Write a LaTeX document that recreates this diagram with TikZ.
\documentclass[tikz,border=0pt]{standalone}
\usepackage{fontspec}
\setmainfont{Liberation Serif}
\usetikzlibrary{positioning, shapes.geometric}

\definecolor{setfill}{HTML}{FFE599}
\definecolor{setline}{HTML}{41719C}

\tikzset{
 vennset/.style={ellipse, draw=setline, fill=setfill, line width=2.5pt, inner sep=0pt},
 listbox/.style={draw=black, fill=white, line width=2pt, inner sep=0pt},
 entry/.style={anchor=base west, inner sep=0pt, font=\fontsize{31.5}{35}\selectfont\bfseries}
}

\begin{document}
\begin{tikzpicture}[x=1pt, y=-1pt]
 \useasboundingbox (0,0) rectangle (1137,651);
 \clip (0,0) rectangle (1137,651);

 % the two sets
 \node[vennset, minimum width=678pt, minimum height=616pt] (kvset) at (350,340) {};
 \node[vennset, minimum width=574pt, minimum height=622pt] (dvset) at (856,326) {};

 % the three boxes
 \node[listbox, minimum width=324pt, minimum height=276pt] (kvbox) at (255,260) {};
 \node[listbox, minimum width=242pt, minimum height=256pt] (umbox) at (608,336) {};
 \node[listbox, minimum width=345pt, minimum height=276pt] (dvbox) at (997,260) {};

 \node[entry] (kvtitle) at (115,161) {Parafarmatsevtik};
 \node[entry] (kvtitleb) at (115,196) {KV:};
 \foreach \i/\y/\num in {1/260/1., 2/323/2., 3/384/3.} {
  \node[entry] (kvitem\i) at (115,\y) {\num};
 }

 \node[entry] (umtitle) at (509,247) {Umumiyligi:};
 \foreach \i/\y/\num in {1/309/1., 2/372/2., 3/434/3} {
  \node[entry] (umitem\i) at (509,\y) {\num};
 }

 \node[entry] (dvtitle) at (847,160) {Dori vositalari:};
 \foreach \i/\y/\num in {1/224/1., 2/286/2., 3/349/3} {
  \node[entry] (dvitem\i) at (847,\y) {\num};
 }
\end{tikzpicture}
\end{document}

== == ==

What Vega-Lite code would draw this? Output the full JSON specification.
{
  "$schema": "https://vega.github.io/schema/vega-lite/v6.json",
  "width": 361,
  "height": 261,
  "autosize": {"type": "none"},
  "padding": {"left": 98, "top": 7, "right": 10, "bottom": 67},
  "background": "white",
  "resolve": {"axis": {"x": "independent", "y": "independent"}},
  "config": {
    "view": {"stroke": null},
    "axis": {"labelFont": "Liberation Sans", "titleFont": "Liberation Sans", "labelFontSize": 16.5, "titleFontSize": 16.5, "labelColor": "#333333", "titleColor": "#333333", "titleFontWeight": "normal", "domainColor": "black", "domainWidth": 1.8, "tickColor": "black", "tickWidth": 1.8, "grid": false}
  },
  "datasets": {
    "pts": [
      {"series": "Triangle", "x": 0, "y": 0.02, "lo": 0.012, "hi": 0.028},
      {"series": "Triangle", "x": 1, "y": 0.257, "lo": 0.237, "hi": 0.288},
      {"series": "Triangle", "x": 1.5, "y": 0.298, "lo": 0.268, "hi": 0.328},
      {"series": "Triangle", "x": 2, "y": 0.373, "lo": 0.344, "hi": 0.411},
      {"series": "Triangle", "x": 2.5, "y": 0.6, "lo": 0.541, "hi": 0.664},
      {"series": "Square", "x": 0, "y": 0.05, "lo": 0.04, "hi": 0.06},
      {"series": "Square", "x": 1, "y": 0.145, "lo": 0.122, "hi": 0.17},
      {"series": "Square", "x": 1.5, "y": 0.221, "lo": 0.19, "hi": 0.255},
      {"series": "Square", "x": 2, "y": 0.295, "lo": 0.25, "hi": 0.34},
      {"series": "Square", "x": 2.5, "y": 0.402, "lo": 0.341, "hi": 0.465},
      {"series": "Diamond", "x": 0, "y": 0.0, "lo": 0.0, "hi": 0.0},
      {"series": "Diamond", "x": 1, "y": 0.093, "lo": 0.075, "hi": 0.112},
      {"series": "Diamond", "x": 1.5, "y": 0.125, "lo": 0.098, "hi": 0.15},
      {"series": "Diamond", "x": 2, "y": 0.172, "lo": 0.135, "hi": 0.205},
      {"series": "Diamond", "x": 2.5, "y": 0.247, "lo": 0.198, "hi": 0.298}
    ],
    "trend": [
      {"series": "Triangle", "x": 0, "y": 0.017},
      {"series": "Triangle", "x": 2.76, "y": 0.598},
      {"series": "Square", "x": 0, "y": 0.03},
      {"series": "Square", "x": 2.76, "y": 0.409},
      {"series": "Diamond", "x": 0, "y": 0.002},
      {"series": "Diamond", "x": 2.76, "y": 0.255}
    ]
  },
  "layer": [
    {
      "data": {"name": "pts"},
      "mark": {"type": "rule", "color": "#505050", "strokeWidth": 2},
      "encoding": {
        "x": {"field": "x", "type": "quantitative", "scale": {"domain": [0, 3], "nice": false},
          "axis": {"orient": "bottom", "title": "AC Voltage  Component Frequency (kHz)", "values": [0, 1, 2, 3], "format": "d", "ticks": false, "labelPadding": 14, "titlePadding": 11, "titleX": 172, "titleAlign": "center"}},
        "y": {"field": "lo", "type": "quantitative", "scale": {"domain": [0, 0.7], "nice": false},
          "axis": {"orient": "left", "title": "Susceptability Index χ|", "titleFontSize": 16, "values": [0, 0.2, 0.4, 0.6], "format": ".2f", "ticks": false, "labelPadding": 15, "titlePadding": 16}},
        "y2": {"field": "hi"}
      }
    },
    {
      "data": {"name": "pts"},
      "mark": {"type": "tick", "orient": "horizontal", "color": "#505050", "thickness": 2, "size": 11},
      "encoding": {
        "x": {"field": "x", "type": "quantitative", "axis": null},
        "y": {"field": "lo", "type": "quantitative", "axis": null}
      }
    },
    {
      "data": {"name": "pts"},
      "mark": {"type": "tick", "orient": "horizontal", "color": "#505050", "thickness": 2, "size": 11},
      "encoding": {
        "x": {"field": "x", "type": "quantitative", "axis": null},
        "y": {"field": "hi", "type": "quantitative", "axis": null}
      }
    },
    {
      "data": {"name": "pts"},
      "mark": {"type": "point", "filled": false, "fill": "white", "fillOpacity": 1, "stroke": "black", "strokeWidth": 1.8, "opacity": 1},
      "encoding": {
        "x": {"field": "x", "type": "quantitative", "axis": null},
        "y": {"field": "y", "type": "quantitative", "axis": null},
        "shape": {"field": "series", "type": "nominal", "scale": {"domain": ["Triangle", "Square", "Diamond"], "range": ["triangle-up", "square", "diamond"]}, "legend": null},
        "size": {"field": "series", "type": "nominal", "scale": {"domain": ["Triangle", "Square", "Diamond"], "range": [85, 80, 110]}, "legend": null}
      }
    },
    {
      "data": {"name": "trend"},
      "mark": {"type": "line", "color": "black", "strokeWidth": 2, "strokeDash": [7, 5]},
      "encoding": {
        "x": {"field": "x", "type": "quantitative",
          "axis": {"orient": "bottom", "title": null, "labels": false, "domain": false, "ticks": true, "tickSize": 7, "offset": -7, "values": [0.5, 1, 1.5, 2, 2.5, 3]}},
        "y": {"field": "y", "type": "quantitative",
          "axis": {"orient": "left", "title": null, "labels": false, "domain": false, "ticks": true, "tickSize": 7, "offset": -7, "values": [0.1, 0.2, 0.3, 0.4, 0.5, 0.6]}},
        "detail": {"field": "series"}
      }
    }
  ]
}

== == ==

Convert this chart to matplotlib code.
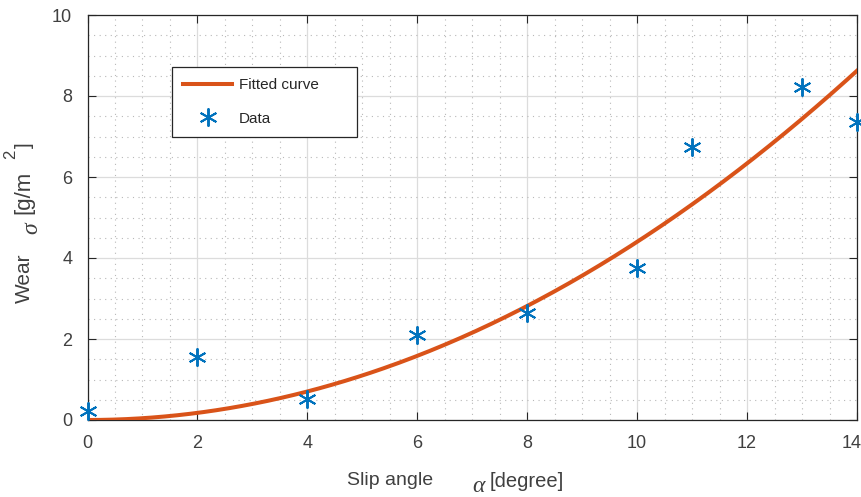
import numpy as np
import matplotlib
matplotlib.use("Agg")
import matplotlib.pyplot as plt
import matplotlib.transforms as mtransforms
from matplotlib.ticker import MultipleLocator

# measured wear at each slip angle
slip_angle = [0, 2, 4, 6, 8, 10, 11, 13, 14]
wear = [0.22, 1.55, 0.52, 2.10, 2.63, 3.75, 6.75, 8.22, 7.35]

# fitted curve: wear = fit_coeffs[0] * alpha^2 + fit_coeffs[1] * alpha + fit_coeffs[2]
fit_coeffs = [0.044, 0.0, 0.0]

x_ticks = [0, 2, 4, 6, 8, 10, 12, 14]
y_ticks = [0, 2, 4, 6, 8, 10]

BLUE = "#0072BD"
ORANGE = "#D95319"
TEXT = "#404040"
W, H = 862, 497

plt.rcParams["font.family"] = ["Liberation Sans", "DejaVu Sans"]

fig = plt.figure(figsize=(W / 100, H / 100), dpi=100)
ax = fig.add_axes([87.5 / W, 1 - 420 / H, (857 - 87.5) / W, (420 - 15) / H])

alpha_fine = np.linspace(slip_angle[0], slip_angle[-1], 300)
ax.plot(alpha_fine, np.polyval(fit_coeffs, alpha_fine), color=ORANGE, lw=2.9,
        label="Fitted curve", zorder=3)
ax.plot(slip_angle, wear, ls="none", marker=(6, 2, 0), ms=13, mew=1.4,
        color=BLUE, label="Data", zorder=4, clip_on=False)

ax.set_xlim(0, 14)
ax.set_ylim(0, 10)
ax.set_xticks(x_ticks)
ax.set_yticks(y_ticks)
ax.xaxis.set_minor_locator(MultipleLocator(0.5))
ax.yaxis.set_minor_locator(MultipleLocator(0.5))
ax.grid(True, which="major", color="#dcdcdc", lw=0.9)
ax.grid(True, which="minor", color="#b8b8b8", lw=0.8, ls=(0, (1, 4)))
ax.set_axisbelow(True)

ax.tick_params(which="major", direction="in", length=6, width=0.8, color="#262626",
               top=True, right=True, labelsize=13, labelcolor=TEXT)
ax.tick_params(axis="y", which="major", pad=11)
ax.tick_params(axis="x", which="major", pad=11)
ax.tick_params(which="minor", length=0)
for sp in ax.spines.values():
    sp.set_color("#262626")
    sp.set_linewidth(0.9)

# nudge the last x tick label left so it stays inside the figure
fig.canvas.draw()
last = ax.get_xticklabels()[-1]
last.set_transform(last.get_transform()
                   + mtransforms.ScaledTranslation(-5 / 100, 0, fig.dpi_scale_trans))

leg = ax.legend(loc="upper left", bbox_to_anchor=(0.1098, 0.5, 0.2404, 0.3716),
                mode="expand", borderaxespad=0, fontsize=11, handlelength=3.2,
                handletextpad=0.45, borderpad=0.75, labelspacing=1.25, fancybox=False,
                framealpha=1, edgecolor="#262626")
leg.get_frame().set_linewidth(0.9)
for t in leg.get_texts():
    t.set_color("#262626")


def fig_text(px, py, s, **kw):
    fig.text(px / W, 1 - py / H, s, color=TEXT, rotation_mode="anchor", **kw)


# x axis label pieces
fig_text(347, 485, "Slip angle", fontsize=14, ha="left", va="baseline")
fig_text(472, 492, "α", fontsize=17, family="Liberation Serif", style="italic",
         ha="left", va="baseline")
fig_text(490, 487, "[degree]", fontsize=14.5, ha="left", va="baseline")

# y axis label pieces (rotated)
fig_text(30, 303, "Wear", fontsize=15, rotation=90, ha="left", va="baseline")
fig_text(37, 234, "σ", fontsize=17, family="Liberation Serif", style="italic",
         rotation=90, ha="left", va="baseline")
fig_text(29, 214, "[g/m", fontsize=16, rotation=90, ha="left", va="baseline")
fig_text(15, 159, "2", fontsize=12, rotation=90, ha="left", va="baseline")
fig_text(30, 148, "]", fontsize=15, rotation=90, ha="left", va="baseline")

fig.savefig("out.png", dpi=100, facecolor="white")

== == ==

**What you should do**
Start at the line containing "Convert this chart to matplotlib code." and stop at the line containing "ax = fig.add_axes([87.5"; transcribe those lines exactly, skipping pictures.

**Solution to this problem**
Convert this chart to matplotlib code.
import numpy as np
import matplotlib
matplotlib.use("Agg")
import matplotlib.pyplot as plt
import matplotlib.transforms as mtransforms
from matplotlib.ticker import MultipleLocator

# measured wear at each slip angle
slip_angle = [0, 2, 4, 6, 8, 10, 11, 13, 14]
wear = [0.22, 1.55, 0.52, 2.10, 2.63, 3.75, 6.75, 8.22, 7.35]

# fitted curve: wear = fit_coeffs[0] * alpha^2 + fit_coeffs[1] * alpha + fit_coeffs[2]
fit_coeffs = [0.044, 0.0, 0.0]

x_ticks = [0, 2, 4, 6, 8, 10, 12, 14]
y_ticks = [0, 2, 4, 6, 8, 10]

BLUE = "#0072BD"
ORANGE = "#D95319"
TEXT = "#404040"
W, H = 862, 497

plt.rcParams["font.family"] = ["Liberation Sans", "DejaVu Sans"]

fig = plt.figure(figsize=(W / 100, H / 100), dpi=100)
ax = fig.add_axes([87.5 / W, 1 - 420 / H, (857 - 87.5) / W, (420 - 15) / H])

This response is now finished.